Du Sautoy said he hopes Viazovska's win "will contribute to inspiring more women to choose mathematics as a career."

- 'Express the inexpressible' -

Duminil-Copin, born in France in 1985, is a professor at the Institut des Hautes Etudes Scientifiques, focusing on the mathematical branch of statistical physics.

He was honoured for solving "long-standing problems in the probabilistic theory of phase transitions", which, according to the jury, has opened up several new research directions.

Maynard, 35, received the medal "for contributions to analytic number theory, which have led to major advances in the understanding in the structure of prime numbers," Kenig said.

"His work is highly ingenious, often leading to surprising breakthroughs on important problems that seemed to be inaccessible by current techniques," the International Mathematical Union said in a statement.

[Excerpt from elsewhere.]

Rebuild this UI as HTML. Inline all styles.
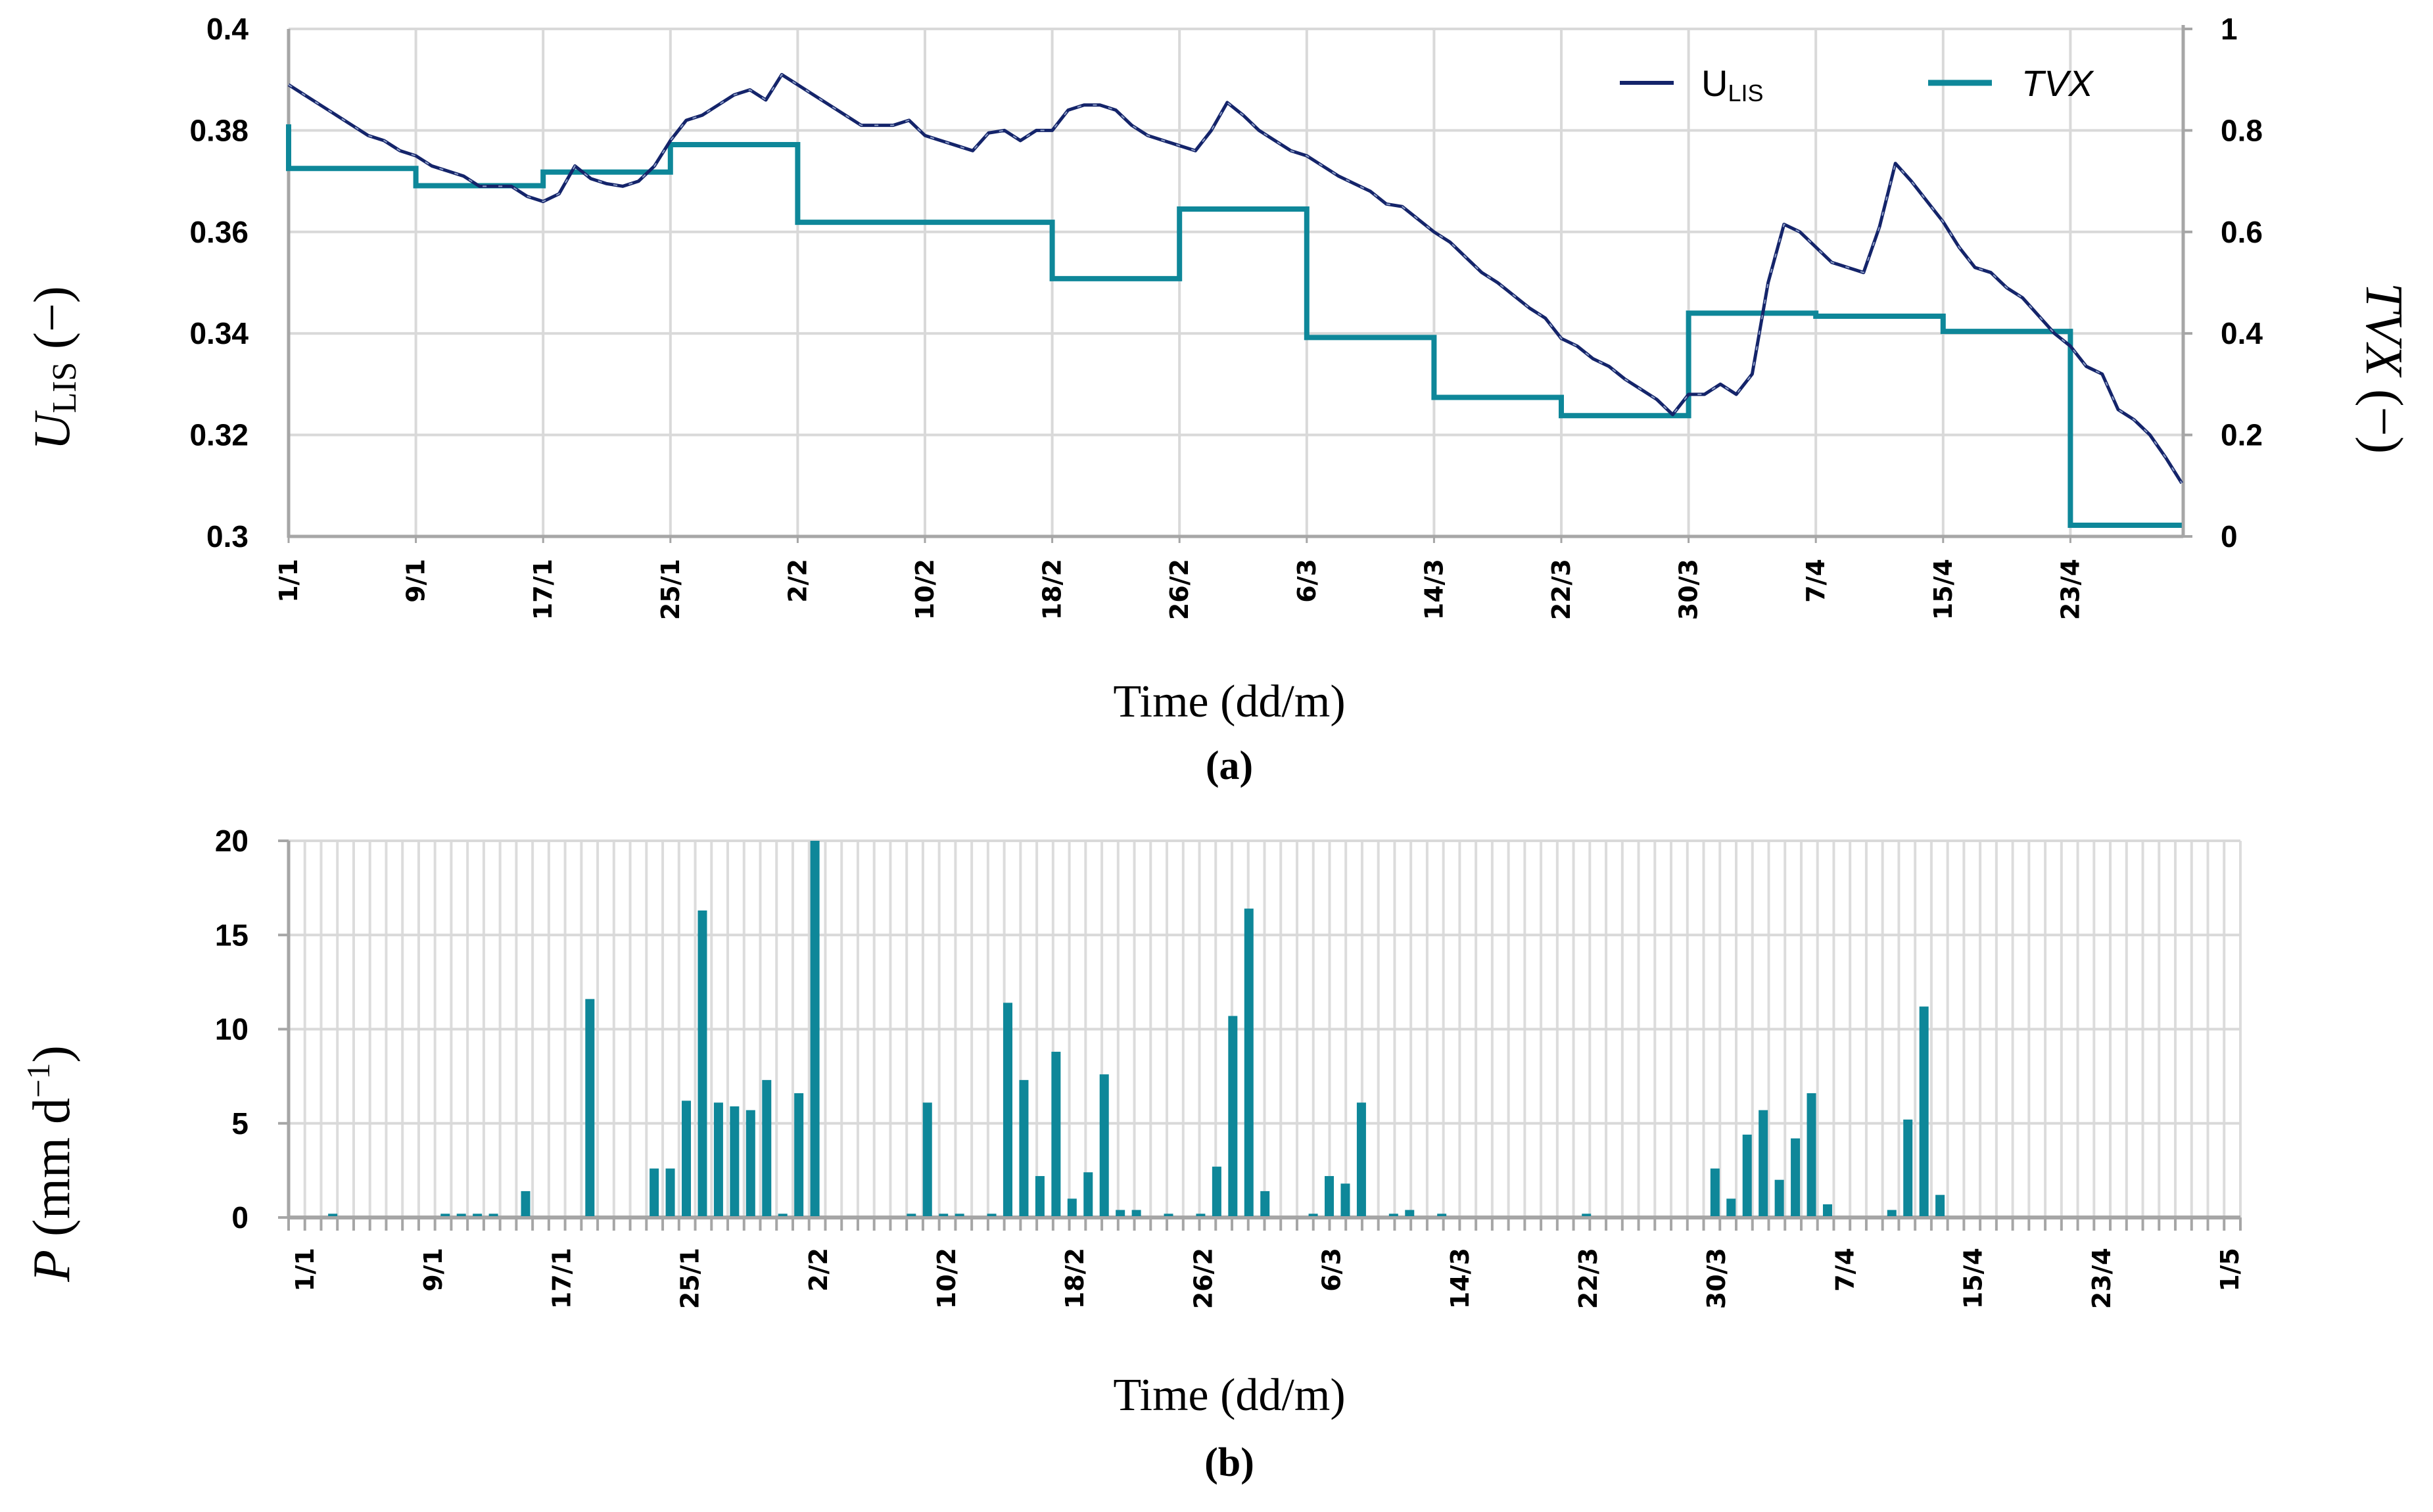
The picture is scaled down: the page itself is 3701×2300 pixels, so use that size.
<!DOCTYPE html>
<html><head><meta charset="utf-8">
<style>
html,body{margin:0;padding:0;background:#fff;}
svg{display:block;}
.yl{font-family:"Liberation Sans Narrow","Liberation Sans",sans-serif;font-weight:bold;font-size:46px;fill:#000;}
.xl{font-family:"DejaVu Sans",sans-serif;font-weight:bold;font-size:38px;fill:#000;}
.ser{font-family:"Liberation Serif",serif;fill:#000;}
</style></head>
<body>
<svg id="chart" width="3701" height="2300" viewBox="0 0 3701 2300" xmlns="http://www.w3.org/2000/svg">
<g id="topg"></g>
<g id="botg"></g>
<text class="ser" x="1870" y="1090" font-size="70" text-anchor="middle">Time (dd/m)</text>
<text class="ser" x="1870" y="1185" font-size="62" font-weight="bold" text-anchor="middle">(a)</text>
<text class="ser" x="1870" y="2145" font-size="70" text-anchor="middle">Time (dd/m)</text>
<text class="ser" x="1870" y="2245" font-size="62" font-weight="bold" text-anchor="middle">(b)</text>
<text class="ser" transform="translate(105,560) rotate(-90)" font-size="78" text-anchor="middle"><tspan font-style="italic">U</tspan><tspan font-size="52" dy="10">LIS</tspan><tspan dy="-10"> (−)</tspan></text>
<text class="ser" transform="translate(3600,560) rotate(90)" font-size="80" text-anchor="middle"><tspan font-style="italic">TVX</tspan> (−)</text>
<text class="ser" transform="translate(105,1770) rotate(-90)" font-size="80" text-anchor="middle"><tspan font-style="italic">P</tspan> (mm d<tspan font-size="50" dy="-30">−1</tspan><tspan dy="30">)</tspan></text>
<g>
<line x1="2464" y1="126" x2="2546" y2="126" stroke="#14246a" stroke-width="6"/>
<text x="2588" y="146" font-family="Liberation Sans Narrow, Liberation Sans, sans-serif" font-size="56" fill="#000">U<tspan font-size="36" dy="8">LIS</tspan></text>
<line x1="2933" y1="126" x2="3030" y2="126" stroke="#0e8799" stroke-width="9"/>
<text x="3075" y="146" font-family="Liberation Sans Narrow, Liberation Sans, sans-serif" font-size="56" font-style="italic" fill="#000">TVX</text>
</g>
</svg>
<script>
// ---- Chart (a) data ----
const uDays = Array.from({length:120},(_,i)=>i);
const uValues = [0.389,0.387,0.385,0.383,0.381,0.379,0.378,0.376,0.375,0.373,
0.372,0.371,0.369,0.369,0.369,0.367,0.366,0.3675,0.373,0.3705,
0.3695,0.369,0.370,0.373,0.378,0.382,0.383,0.385,0.387,0.388,
0.386,0.391,0.389,0.387,0.385,0.383,0.381,0.381,0.381,0.382,
0.379,0.378,0.377,0.376,0.3795,0.380,0.378,0.380,0.380,0.384,
0.385,0.385,0.384,0.381,0.379,0.378,0.377,0.376,0.380,0.3855,
0.383,0.380,0.378,0.376,0.375,0.373,0.371,0.3695,0.368,0.3655,
0.365,0.3625,0.360,0.358,0.355,0.352,0.350,0.3475,0.345,0.343,
0.339,0.3375,0.335,0.3335,0.331,0.329,0.327,0.324,0.328,0.328,
0.330,0.328,0.332,0.350,0.3615,0.360,0.357,0.354,0.353,0.352,
0.361,0.3735,0.370,0.366,0.362,0.357,0.353,0.352,0.349,0.347,
0.3435,0.340,0.3375,0.3335,0.332,0.325,0.323,0.320,0.3155,0.3105];
const tvxStart = [0,8,16,24,32,48,56,64,72,80,88,96,104,112];
const tvxValues = [0.725,0.691,0.718,0.772,0.619,0.508,0.645,0.392,0.274,0.238,0.440,0.434,0.404,0.022];
const tvxInitial = 0.812;
const tvxEnd = 119;
const leftTicks = ["0.3","0.32","0.34","0.36","0.38","0.4"];
const rightTicks = ["0","0.2","0.4","0.6","0.8","1"];
const topDateLabels = ["1/1","9/1","17/1","25/1","2/2","10/2","18/2","26/2","6/3","14/3","22/3","30/3","7/4","15/4","23/4"];
// ---- Chart (b) data ----
const pDays = [2,9,10,11,12,14,18,22,23,24,25,26,27,28,29,30,31,32,38,39,40,41,43,44,45,46,47,48,49,50,51,52,54,56,57,58,59,60,63,64,65,66,68,69,71,80,88,89,90,91,92,93,94,95,99,100,101,102];
const pValues = [0.2,0.2,0.2,0.2,0.2,1.4,11.6,2.6,2.6,6.2,16.3,6.1,5.9,5.7,7.3,0.2,6.6,20,0.2,6.1,0.2,0.2,0.2,11.4,7.3,2.2,8.8,1.0,2.4,7.6,0.4,0.4,0.2,0.2,2.7,10.7,16.4,1.4,0.2,2.2,1.8,6.1,0.2,0.4,0.2,0.2,2.6,1.0,4.4,5.7,2.0,4.2,6.6,0.7,0.4,5.2,11.2,1.2];
const pTicks = ["0","5","10","15","20"];
const botDateLabels = ["1/1","9/1","17/1","25/1","2/2","10/2","18/2","26/2","6/3","14/3","22/3","30/3","7/4","15/4","23/4","1/5"];

const NS="http://www.w3.org/2000/svg";
function mk(p,tag,a){const e=document.createElementNS(NS,tag);for(const k in a)e.setAttribute(k,a[k]);p.appendChild(e);return e;}

// ---- Axes (a) ----
const A={x0:439,x1:3321,y0:816,y1:44,pd:24.2};
const ax=d=>A.x0+d*A.pd;
const ayL=v=>A.y0-(v-0.3)/0.1*(A.y0-A.y1);
const ayR=v=>A.y0-v*(A.y0-A.y1);
const topG=document.getElementById('topg');
const gA=mk(topG,'g',{});


leftTicks.forEach((t,i)=>{const y=ayL(0.3+i*0.02);
  mk(gA,'line',{x1:A.x0,x2:A.x1,y1:y,y2:y,stroke:'#d9d9d9','stroke-width':4});
  const tx=mk(topG,'text',{x:378,y:y+16,class:'yl','text-anchor':'end'});tx.textContent=t;
  
  
});
rightTicks.forEach((t,i)=>{const y=ayR(i*0.2);
  mk(topG,'line',{x1:A.x1,x2:A.x1+14,y1:y,y2:y,stroke:'#a6a6a6','stroke-width':4});
  const tx=mk(topG,'text',{x:3378,y:y+16,class:'yl'});tx.textContent=t;
  
  
});
topDateLabels.forEach((t,i)=>{const d=i*8;const x=ax(d);
  if(i>0)mk(gA,'line',{x1:x,x2:x,y1:A.y1,y2:A.y0,stroke:'#d9d9d9','stroke-width':4});
  mk(topG,'line',{x1:x,x2:x,y1:A.y0,y2:A.y0+10,stroke:'#a6a6a6','stroke-width':3});
  const tx=mk(topG,'text',{class:'xl','text-anchor':'end',transform:`translate(${x+13},850) rotate(-90)`});tx.textContent=t;
  
  
});
mk(topG,'line',{x1:A.x0,x2:A.x0,y1:A.y1,y2:A.y0+2,stroke:'#a6a6a6','stroke-width':5});
mk(topG,'line',{x1:A.x1,x2:A.x1,y1:A.y1-6,y2:A.y0+2,stroke:'#a6a6a6','stroke-width':5});
mk(topG,'line',{x1:A.x0,x2:A.x1,y1:A.y0,y2:A.y0,stroke:'#a6a6a6','stroke-width':5});
// TVX step line
let pts=[[ax(0),ayR(tvxInitial)]];
tvxStart.forEach((d,i)=>{const e=i<tvxStart.length-1?tvxStart[i+1]:tvxEnd;pts.push([ax(d),ayR(tvxValues[i])]);pts.push([ax(e),ayR(tvxValues[i])]);});
const tvx=mk(topG,'polyline',{points:pts.map(p=>p.join(',')).join(' '),fill:'none',stroke:'#0e8799','stroke-width':8,'stroke-linejoin':'miter'});


// U_LIS line
const upts=uDays.map((d,i)=>ax(d)+','+ayL(uValues[i])).join(' ');
const ul=mk(topG,'polyline',{points:upts,fill:'none',stroke:'#14246a','stroke-width':5,'stroke-linejoin':'round'});


mk(topG,'polyline',{points:upts,fill:'none',stroke:'#8fa0c8','stroke-width':2,'stroke-dasharray':'6 18'});

// ---- Axes (b) ----
const B={x0:439,x1:3408,y0:1852,y1:1279,n:120};
const bw=(B.x1-B.x0)/B.n;
const bxBar=d=>445+(d+0.5)*24.45;
const by=v=>B.y0-v/20*(B.y0-B.y1);
const botG=document.getElementById('botg');
const gB=mk(botG,'g',{});


for(let k=1;k<=B.n;k++){const x=B.x0+k*bw;
  mk(gB,'line',{x1:x,x2:x,y1:B.y1,y2:B.y0,stroke:'#dcdcdc','stroke-width':4});
  mk(botG,'line',{x1:x,x2:x,y1:B.y0,y2:B.y0+20,stroke:'#a6a6a6','stroke-width':4});
}
mk(botG,'line',{x1:B.x0,x2:B.x0,y1:B.y0,y2:B.y0+20,stroke:'#a6a6a6','stroke-width':4});
pTicks.forEach((t,i)=>{const y=by(i*5);
  if(i>0)mk(gB,'line',{x1:B.x0,x2:B.x1,y1:y,y2:y,stroke:'#d9d9d9','stroke-width':4});
  mk(botG,'line',{x1:B.x0-16,x2:B.x0,y1:y,y2:y,stroke:'#a6a6a6','stroke-width':4});
  const tx=mk(botG,'text',{x:378,y:y+16,class:'yl','text-anchor':'end'});tx.textContent=t;
  
  
});
mk(botG,'line',{x1:B.x0,x2:B.x0,y1:B.y1,y2:B.y0,stroke:'#a6a6a6','stroke-width':5});
mk(botG,'line',{x1:B.x0,x2:B.x1,y1:B.y0,y2:B.y0,stroke:'#a6a6a6','stroke-width':6});
botDateLabels.forEach((t,i)=>{const x=464+i*8*24.4;
  const tx=mk(botG,'text',{class:'xl','text-anchor':'end',transform:`translate(${x+13},1898) rotate(-90)`});tx.textContent=t;
  
  
});
pDays.forEach((d,i)=>{const y=by(pValues[i]);
  const r=mk(botG,'rect',{x:bxBar(d)-7,y:y,width:14,height:B.y0-y-2,fill:'#0e8799'});
  
  
});
</script>
</body></html>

June Huh, 39, was given the award for "transforming" the field of geometric combinatorics, "using methods of Hodge theory, tropical geometry and singularity theory", the jury said.

He is a rare Fields winner who did not focus on mathematics in his teen years, after a bad elementary school test score convinced him he didn't have a talent for it, he told Quanta Magazine.

"When I was young, math was like a faraway land, surrounded by giant walls that I could not climb," Huh said in his video.

"I grew up in Korea and I dreamed of becoming a poet, to express the inexpressible. I eventually learned that mathematics is a way of doing that."